The examples above can be equated to the design of an equipment where two streams are being added. It can be designed to carry out a reaction based on a model for reaction in 1D. Underlying assumption is that the streams should mix themselves in ideal manner. You will now realize that it is far from what is reality, just as it is to expect someone to communicate well just based on the fact that he has learned to read and write.

Let us take the simile to a further level of complexity. The skill or reading/writing is a micro scale phenomenon. The skill of communication is a macro scale phenomenon. The degree of communication at macro scale defines what the variables/skills at micro scale are necessary.

We can try to imagine a process of crystallization in an industrial crystallizer where the formation of crystals is dependent on concentrations, shear and other variables at micro scale. On a macro scale, the overall flow and heat transfer is affecting how the necessary variables are governed at micro scale.
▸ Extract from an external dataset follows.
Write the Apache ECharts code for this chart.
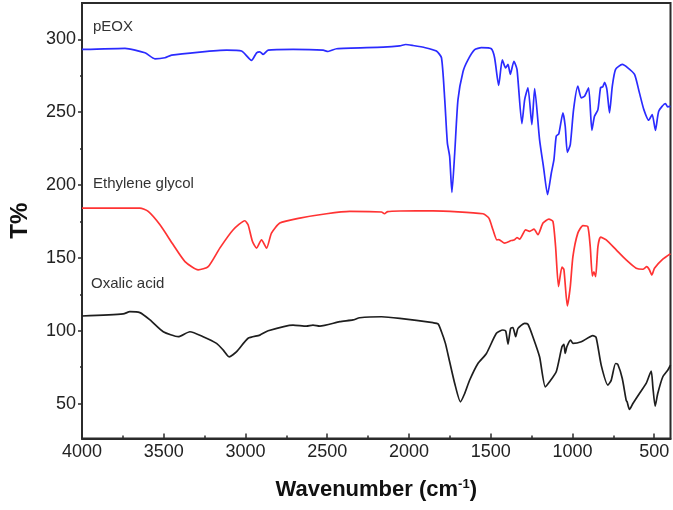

Almost all of the processes in chemical and allied industries consists of macro and micro level phenomenon and almost all of them need a scale up from a lab environment to a plant environment. Business dictates what the outcome from the plant should be. Research drives how the micro scales affect and govern a particular process. Simulation fills the gap of scaling up. There are numerous examples and ways where it has been utilized successfully, especially for difficult to understand processes / child. It perhaps has the role of a parent.